One of my closest friends has a 16 year old daughter with Autism.  I met her by chance at a dance recital.  I was the "room mom" for my oldest daughter, and she was there with her Autistic daughter, who was in a different dance class.  I noticed the girl right away, knew she was "on the spectrum".  But you can't just march up to a parent and say, "hey, is your daughter Autistic?".  I managed to start a conversation with the mom, and steered the talk towards my children, sharing with her my struggles with my then 7 year old Katie.  Once she heard about Katie, she just started opening up about her daughter, and we instantly connected.  Girls with Autism are the minority, and they have very specific differences with their abilites and disabilites.  We became fast friends, but unfortunately lost touch when she changed jobs and I changed email addresses.  As fate would have it, her daugher had a teacher that knew me, and we reconnected this past year.  Our daughters, mine now 12 and hers 16, are so very similar that it is eerie. 

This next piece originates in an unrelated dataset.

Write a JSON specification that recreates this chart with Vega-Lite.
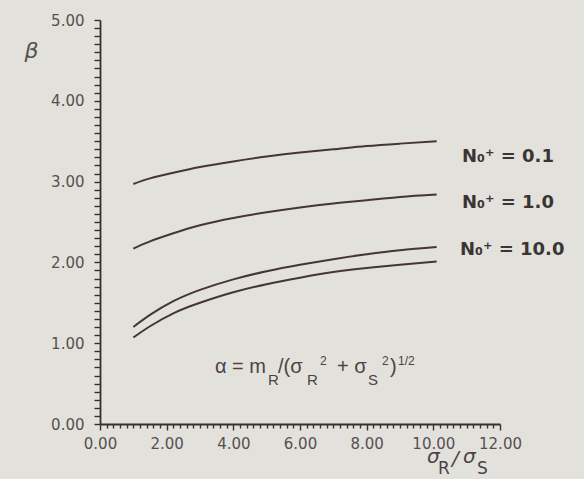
{
  "$schema": "https://vega.github.io/schema/vega-lite/v6.json",
  "width": 400,
  "height": 404,
  "autosize": "none",
  "padding": {"left": 100, "top": 20, "right": 84, "bottom": 55},
  "background": "#e3e1dc",
  "config": {
    "view": {"stroke": null},
    "axis": {"domainColor": "#3a2f2f", "domainWidth": 1.8, "tickColor": "#3a2f2f", "tickWidth": 1.4, "labelColor": "#555050", "labelFont": "DejaVu Sans", "labelFontSize": 15, "grid": false}
  },
  "datasets": {
    "curves": [
      {"series": "0.1", "x": 1.0, "y": 2.97}, {"series": "0.1", "x": 1.5, "y": 3.04}, {"series": "0.1", "x": 2.2, "y": 3.11}, {"series": "0.1", "x": 3.0, "y": 3.18}, {"series": "0.1", "x": 4.0, "y": 3.25}, {"series": "0.1", "x": 5.0, "y": 3.31}, {"series": "0.1", "x": 6.0, "y": 3.36}, {"series": "0.1", "x": 7.0, "y": 3.40}, {"series": "0.1", "x": 8.0, "y": 3.44}, {"series": "0.1", "x": 9.0, "y": 3.47}, {"series": "0.1", "x": 10.1, "y": 3.50},
      {"series": "1.0", "x": 1.0, "y": 2.17}, {"series": "1.0", "x": 1.5, "y": 2.26}, {"series": "1.0", "x": 2.2, "y": 2.36}, {"series": "1.0", "x": 3.0, "y": 2.46}, {"series": "1.0", "x": 4.0, "y": 2.55}, {"series": "1.0", "x": 5.0, "y": 2.62}, {"series": "1.0", "x": 6.0, "y": 2.68}, {"series": "1.0", "x": 7.0, "y": 2.73}, {"series": "1.0", "x": 8.0, "y": 2.77}, {"series": "1.0", "x": 9.0, "y": 2.81}, {"series": "1.0", "x": 10.1, "y": 2.84},
      {"series": "10.0", "x": 1.0, "y": 1.20}, {"series": "10.0", "x": 1.5, "y": 1.35}, {"series": "10.0", "x": 2.2, "y": 1.52}, {"series": "10.0", "x": 3.0, "y": 1.66}, {"series": "10.0", "x": 4.0, "y": 1.79}, {"series": "10.0", "x": 5.0, "y": 1.89}, {"series": "10.0", "x": 6.0, "y": 1.97}, {"series": "10.0", "x": 7.0, "y": 2.04}, {"series": "10.0", "x": 8.0, "y": 2.10}, {"series": "10.0", "x": 9.0, "y": 2.15}, {"series": "10.0", "x": 10.1, "y": 2.19},
      {"series": "lower", "x": 1.0, "y": 1.07}, {"series": "lower", "x": 1.5, "y": 1.21}, {"series": "lower", "x": 2.2, "y": 1.37}, {"series": "lower", "x": 3.0, "y": 1.50}, {"series": "lower", "x": 4.0, "y": 1.63}, {"series": "lower", "x": 5.0, "y": 1.73}, {"series": "lower", "x": 6.0, "y": 1.81}, {"series": "lower", "x": 7.0, "y": 1.88}, {"series": "lower", "x": 8.0, "y": 1.93}, {"series": "lower", "x": 9.0, "y": 1.97}, {"series": "lower", "x": 10.1, "y": 2.01}
    ],
    "nlabels": [
      {"t": "N₀⁺ = 0.1", "x": 10.86, "y": 3.24},
      {"t": "N₀⁺ = 1.0", "x": 10.86, "y": 2.67},
      {"t": "N₀⁺ = 10.0", "x": 10.80, "y": 2.09}
    ],
    "fmain": [
      {"t": "α = m", "x": 3.45, "y": 0.631},
      {"t": "/(σ", "x": 5.34, "y": 0.631},
      {"t": "+ σ", "x": 7.11, "y": 0.631},
      {"t": ")", "x": 8.70, "y": 0.631}
    ],
    "fsub": [
      {"t": "R", "x": 5.04, "y": 0.483},
      {"t": "R", "x": 6.21, "y": 0.483},
      {"t": "S", "x": 8.04, "y": 0.483}
    ],
    "fsup": [
      {"t": "2", "x": 6.6, "y": 0.73},
      {"t": "2", "x": 8.46, "y": 0.73},
      {"t": "1/2", "x": 8.94, "y": 0.73}
    ],
    "xtmain": [
      {"t": "σ", "x": 9.81, "y": -0.48},
      {"t": "/", "x": 10.56, "y": -0.51},
      {"t": "σ", "x": 10.89, "y": -0.48}
    ],
    "xtsub": [
      {"t": "R", "x": 10.14, "y": -0.62},
      {"t": "S", "x": 11.31, "y": -0.62}
    ]
  },
  "layer": [
    {
      "data": {"name": "curves"},
      "mark": {"type": "line", "interpolate": "natural", "color": "#453535", "strokeWidth": 2},
      "encoding": {
        "x": {"field": "x", "type": "quantitative", "scale": {"domain": [0, 12], "nice": false},
          "axis": {"title": null, "tickCount": 80, "values": [0,0.2,0.4,0.6,0.8,1,1.2,1.4,1.6,1.8,2,2.2,2.4,2.6,2.8,3,3.2,3.4,3.6,3.8,4,4.2,4.4,4.6,4.8,5,5.2,5.4,5.6,5.8,6,6.2,6.4,6.6,6.8,7,7.2,7.4,7.6,7.8,8,8.2,8.4,8.6,8.8,9,9.2,9.4,9.6,9.8,10,10.2,10.4,10.6,10.8,11,11.2,11.4,11.6,11.8,12],
            "labelExpr": "abs(datum.value/2 - round(datum.value/2)) < 0.001 ? format(datum.value, '.2f') : ''",
            "labelOverlap": false, "labelPadding": 6, "labelFlush": false,
            "tickSize": {"condition": {"test": "abs(datum.value/2 - round(datum.value/2)) < 0.001", "value": 6}, "value": 4}}},
        "y": {"field": "y", "type": "quantitative", "scale": {"domain": [0, 5], "nice": false},
          "axis": {"title": "β", "titleAngle": 0, "titleX": -69, "titleY": 37, "titleAlign": "center", "titleBaseline": "alphabetic", "titleFont": "DejaVu Sans", "titleFontStyle": "italic", "titleFontWeight": "normal", "titleFontSize": 22, "titleColor": "#555050",
            "tickCount": 70,
            "values": [0,0.1,0.2,0.3,0.4,0.5,0.6,0.7,0.8,0.9,1,1.1,1.2,1.3,1.4,1.5,1.6,1.7,1.8,1.9,2,2.1,2.2,2.3,2.4,2.5,2.6,2.7,2.8,2.9,3,3.1,3.2,3.3,3.4,3.5,3.6,3.7,3.8,3.9,4,4.1,4.2,4.3,4.4,4.5,4.6,4.7,4.8,4.9,5],
            "labelExpr": "abs(datum.value - round(datum.value)) < 0.001 ? format(datum.value, '.2f') : ''",
            "labelOverlap": false, "labelPadding": 10, "labelFlush": false, "tickSize": 6}},
        "detail": {"field": "series", "type": "nominal"}
      }
    },
    {
      "data": {"name": "nlabels"},
      "mark": {"type": "text", "align": "left", "baseline": "alphabetic", "font": "DejaVu Sans", "fontSize": 18, "fontWeight": "bold", "color": "#3a3434"},
      "encoding": {
        "x": {"field": "x", "type": "quantitative"},
        "y": {"field": "y", "type": "quantitative"},
        "text": {"field": "t"}
      }
    },
    {
      "data": {"name": "fmain"},
      "mark": {"type": "text", "align": "left", "baseline": "alphabetic", "font": "Liberation Sans", "fontSize": 20, "color": "#4a4444"},
      "encoding": {
        "x": {"field": "x", "type": "quantitative"},
        "y": {"field": "y", "type": "quantitative"},
        "text": {"field": "t"}
      }
    },
    {
      "data": {"name": "fsub"},
      "mark": {"type": "text", "align": "left", "baseline": "alphabetic", "font": "Liberation Sans", "fontSize": 15, "color": "#4a4444"},
      "encoding": {
        "x": {"field": "x", "type": "quantitative"},
        "y": {"field": "y", "type": "quantitative"},
        "text": {"field": "t"}
      }
    },
    {
      "data": {"name": "fsup"},
      "mark": {"type": "text", "align": "left", "baseline": "alphabetic", "font": "Liberation Sans", "fontSize": 12, "color": "#4a4444"},
      "encoding": {
        "x": {"field": "x", "type": "quantitative"},
        "y": {"field": "y", "type": "quantitative"},
        "text": {"field": "t"}
      }
    },
    {
      "data": {"name": "xtmain"},
      "mark": {"type": "text", "align": "left", "baseline": "alphabetic", "font": "DejaVu Sans", "fontSize": 20, "fontStyle": "italic", "color": "#4a4444"},
      "encoding": {
        "x": {"field": "x", "type": "quantitative"},
        "y": {"field": "y", "type": "quantitative"},
        "text": {"field": "t"}
      }
    },
    {
      "data": {"name": "xtsub"},
      "mark": {"type": "text", "align": "left", "baseline": "alphabetic", "font": "DejaVu Sans", "fontSize": 17, "color": "#4a4444"},
      "encoding": {
        "x": {"field": "x", "type": "quantitative"},
        "y": {"field": "y", "type": "quantitative"},
        "text": {"field": "t"}
      }
    }
  ]
}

This past summer we had a chance to get together with her family, my family, and the teacher that brought us back together.  Watching the 2 girls and their mannerisms, their quirks, their obsessions, their sense of humor, and their passions, was like watching 2 versions of the same girl.  I cannot describe the feeling of having someone else "know" EXACTLY what I am dealing with, what Katie is going through, what it is like as a mother in this situation.  As much as others spend time with Katie, they aren't there 24/7, they aren't there at all the meetings and doctor appointments and school conferences.  They aren't there at the end of the day after a big party, when she is so overstimulated that she can't fall asleep until 1 in the morning.  Most people see Katie at her best, or maybe even a little when she is starting to have a meltdown.  But you can't fully grasp the whole "parent of Autism" until you live it, breathe it, until it breaks your heart.  But my friend knows, and I can call her and say, "Katie is going to a school dance", and she will know that I am freaking out, and she will know why.

I don't allow myself to play the "if" game.  You know, "If Katie wasn't Autstic, what would life be like".  If Katie wasn't Autistic, then she wouldn't be Katie.  I could drive myself crazy playing that game, and to me that isn't fair to her, and it questions my love and loyalty to her.  There is no doubt that all of our lives would be worlds apart from what they are now, but if I had never had this child, what I would miss the most of all, are the friends that I have made along the way.  The friends that have helped me with my Adventures in Autism, as they have adventures of their own.